### Problem requirements
Line by line, repeat the data below exactly, beginning at the first line and ending at the line with "d400_dot = [0.227, 0.20, 0.107, 0.13, 0.173, 0.093, 0.097, 0.08]". Omit pictures.

### Data provided

---------------

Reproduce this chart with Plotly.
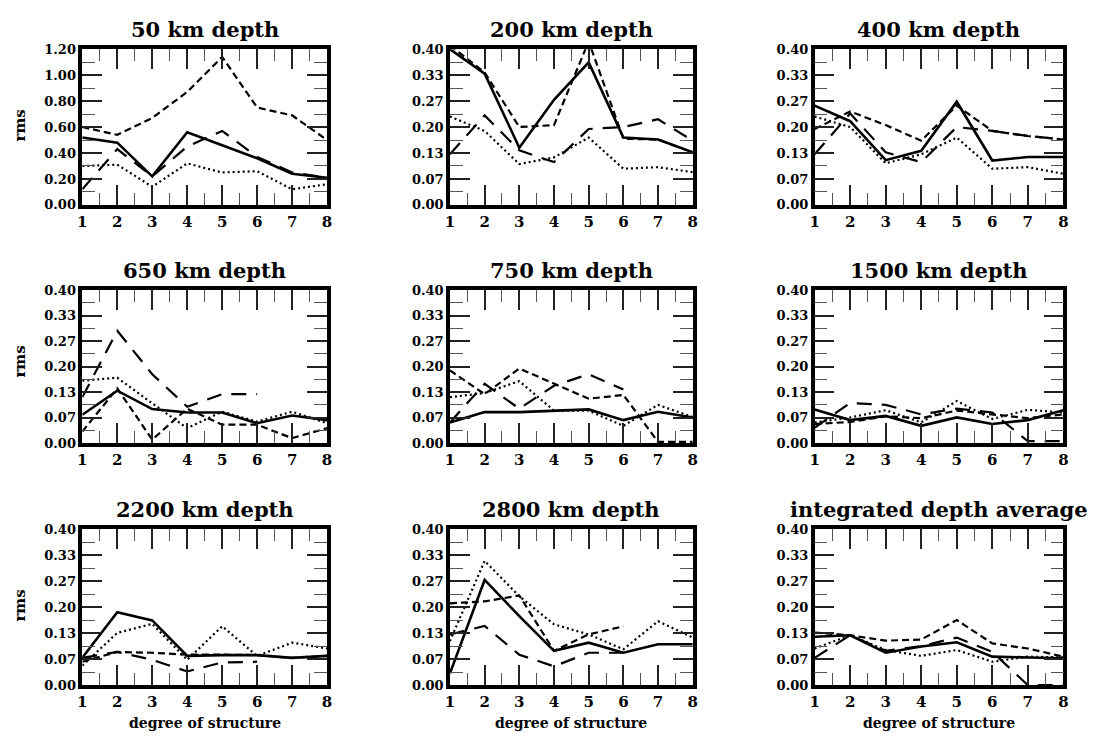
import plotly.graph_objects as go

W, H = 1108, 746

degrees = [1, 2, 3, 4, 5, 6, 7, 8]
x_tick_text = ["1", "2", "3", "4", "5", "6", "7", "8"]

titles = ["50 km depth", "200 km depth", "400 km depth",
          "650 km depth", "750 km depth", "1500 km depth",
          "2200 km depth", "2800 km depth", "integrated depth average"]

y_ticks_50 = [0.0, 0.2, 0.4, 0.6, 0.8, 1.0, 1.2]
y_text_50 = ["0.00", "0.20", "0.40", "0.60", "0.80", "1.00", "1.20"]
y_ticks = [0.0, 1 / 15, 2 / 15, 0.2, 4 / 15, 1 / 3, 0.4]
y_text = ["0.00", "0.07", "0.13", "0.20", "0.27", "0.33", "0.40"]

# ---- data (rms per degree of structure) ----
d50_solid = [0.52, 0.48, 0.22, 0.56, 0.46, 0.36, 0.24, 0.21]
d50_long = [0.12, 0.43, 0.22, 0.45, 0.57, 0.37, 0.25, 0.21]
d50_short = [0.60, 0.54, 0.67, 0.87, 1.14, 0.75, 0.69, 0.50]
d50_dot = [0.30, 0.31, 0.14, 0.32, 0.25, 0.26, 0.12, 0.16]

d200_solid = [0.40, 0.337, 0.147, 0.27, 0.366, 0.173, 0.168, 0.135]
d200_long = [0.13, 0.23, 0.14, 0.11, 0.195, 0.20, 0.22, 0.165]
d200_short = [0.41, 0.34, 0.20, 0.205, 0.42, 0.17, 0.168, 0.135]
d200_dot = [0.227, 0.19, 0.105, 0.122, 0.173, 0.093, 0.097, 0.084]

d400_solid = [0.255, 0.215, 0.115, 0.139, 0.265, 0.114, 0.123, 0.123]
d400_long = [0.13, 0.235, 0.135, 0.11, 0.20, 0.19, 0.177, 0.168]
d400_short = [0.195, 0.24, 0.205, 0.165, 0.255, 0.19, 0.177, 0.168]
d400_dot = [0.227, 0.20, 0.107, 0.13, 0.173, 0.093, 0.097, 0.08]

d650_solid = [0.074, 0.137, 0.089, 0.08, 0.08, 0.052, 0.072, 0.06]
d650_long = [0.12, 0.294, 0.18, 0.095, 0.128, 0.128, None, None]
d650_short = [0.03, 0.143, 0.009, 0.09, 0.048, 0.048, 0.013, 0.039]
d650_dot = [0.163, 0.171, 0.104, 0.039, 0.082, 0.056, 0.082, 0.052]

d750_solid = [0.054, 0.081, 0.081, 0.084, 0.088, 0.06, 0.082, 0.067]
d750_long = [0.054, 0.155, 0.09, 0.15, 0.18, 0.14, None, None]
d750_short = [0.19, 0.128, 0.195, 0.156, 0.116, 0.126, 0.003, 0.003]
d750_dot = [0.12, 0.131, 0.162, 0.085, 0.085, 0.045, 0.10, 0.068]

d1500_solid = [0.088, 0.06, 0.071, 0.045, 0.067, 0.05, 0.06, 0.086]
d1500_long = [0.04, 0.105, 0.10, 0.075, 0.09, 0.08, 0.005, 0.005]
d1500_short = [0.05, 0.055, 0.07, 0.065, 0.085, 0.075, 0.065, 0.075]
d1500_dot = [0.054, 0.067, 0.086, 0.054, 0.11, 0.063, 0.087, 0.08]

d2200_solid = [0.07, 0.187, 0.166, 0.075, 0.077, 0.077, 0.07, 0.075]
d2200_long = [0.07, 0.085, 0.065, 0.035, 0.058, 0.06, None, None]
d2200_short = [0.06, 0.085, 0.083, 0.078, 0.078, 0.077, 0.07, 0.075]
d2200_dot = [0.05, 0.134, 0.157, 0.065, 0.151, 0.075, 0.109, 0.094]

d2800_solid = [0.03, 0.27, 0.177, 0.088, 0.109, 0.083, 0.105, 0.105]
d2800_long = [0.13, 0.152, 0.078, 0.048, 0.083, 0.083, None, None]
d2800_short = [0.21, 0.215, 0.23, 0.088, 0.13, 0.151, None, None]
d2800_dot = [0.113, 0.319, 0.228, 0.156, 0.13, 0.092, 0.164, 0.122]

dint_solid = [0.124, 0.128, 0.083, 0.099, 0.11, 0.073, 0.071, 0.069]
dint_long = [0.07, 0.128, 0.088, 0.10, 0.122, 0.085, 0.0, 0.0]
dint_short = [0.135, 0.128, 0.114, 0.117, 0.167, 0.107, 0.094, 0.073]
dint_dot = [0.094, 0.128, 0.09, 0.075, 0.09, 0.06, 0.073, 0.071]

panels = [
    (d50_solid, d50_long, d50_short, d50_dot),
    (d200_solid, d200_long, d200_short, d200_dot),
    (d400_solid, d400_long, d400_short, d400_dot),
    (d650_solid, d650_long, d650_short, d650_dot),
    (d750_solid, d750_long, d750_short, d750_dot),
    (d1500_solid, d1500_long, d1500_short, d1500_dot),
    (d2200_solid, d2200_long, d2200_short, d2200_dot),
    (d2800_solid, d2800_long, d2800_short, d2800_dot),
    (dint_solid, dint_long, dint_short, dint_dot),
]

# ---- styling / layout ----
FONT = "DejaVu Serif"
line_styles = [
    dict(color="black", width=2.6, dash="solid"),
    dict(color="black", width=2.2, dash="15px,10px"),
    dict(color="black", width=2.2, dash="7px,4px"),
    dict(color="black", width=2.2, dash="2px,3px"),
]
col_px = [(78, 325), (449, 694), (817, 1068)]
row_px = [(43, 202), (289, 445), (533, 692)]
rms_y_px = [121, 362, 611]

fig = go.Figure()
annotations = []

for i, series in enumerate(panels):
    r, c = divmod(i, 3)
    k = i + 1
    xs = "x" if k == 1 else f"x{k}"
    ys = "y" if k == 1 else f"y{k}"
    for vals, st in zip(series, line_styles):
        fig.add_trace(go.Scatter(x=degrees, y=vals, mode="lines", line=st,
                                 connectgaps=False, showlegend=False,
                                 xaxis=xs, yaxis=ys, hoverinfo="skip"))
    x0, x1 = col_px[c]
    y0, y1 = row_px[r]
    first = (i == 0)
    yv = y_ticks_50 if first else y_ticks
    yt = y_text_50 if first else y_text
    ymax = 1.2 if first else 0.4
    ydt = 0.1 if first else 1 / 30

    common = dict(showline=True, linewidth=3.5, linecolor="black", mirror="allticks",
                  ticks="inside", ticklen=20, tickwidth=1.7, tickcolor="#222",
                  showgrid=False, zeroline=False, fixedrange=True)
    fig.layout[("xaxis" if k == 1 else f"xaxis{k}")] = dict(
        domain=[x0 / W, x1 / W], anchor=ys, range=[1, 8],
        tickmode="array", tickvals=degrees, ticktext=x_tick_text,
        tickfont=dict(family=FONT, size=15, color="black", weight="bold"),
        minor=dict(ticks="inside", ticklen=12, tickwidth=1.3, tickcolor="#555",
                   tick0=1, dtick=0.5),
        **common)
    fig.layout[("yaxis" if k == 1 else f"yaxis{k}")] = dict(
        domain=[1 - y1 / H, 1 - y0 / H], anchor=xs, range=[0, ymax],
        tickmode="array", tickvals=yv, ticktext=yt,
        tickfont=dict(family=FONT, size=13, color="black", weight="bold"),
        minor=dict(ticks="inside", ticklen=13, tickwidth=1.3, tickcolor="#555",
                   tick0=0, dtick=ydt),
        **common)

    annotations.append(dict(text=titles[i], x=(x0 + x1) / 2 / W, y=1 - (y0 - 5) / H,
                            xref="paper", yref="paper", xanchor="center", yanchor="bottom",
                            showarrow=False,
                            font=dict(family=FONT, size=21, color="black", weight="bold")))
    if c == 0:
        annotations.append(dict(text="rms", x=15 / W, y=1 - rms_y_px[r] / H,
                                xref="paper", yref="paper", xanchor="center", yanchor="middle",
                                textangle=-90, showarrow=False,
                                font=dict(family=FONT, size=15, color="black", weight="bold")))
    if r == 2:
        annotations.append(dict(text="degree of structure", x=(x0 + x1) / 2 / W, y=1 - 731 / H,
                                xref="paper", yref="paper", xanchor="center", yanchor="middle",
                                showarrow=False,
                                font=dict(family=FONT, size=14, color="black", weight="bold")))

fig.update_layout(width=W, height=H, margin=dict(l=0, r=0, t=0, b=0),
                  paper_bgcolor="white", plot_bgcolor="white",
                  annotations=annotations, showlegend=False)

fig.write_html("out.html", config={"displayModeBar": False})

---------------

### Answer to the problem
Reproduce this chart with Plotly.
import plotly.graph_objects as go

W, H = 1108, 746

degrees = [1, 2, 3, 4, 5, 6, 7, 8]
x_tick_text = ["1", "2", "3", "4", "5", "6", "7", "8"]

titles = ["50 km depth", "200 km depth", "400 km depth",
          "650 km depth", "750 km depth", "1500 km depth",
          "2200 km depth", "2800 km depth", "integrated depth average"]

y_ticks_50 = [0.0, 0.2, 0.4, 0.6, 0.8, 1.0, 1.2]
y_text_50 = ["0.00", "0.20", "0.40", "0.60", "0.80", "1.00", "1.20"]
y_ticks = [0.0, 1 / 15, 2 / 15, 0.2, 4 / 15, 1 / 3, 0.4]
y_text = ["0.00", "0.07", "0.13", "0.20", "0.27", "0.33", "0.40"]

# ---- data (rms per degree of structure) ----
d50_solid = [0.52, 0.48, 0.22, 0.56, 0.46, 0.36, 0.24, 0.21]
d50_long = [0.12, 0.43, 0.22, 0.45, 0.57, 0.37, 0.25, 0.21]
d50_short = [0.60, 0.54, 0.67, 0.87, 1.14, 0.75, 0.69, 0.50]
d50_dot = [0.30, 0.31, 0.14, 0.32, 0.25, 0.26, 0.12, 0.16]

d200_solid = [0.40, 0.337, 0.147, 0.27, 0.366, 0.173, 0.168, 0.135]
d200_long = [0.13, 0.23, 0.14, 0.11, 0.195, 0.20, 0.22, 0.165]
d200_short = [0.41, 0.34, 0.20, 0.205, 0.42, 0.17, 0.168, 0.135]
d200_dot = [0.227, 0.19, 0.105, 0.122, 0.173, 0.093, 0.097, 0.084]

d400_solid = [0.255, 0.215, 0.115, 0.139, 0.265, 0.114, 0.123, 0.123]
d400_long = [0.13, 0.235, 0.135, 0.11, 0.20, 0.19, 0.177, 0.168]
d400_short = [0.195, 0.24, 0.205, 0.165, 0.255, 0.19, 0.177, 0.168]
d400_dot = [0.227, 0.20, 0.107, 0.13, 0.173, 0.093, 0.097, 0.08]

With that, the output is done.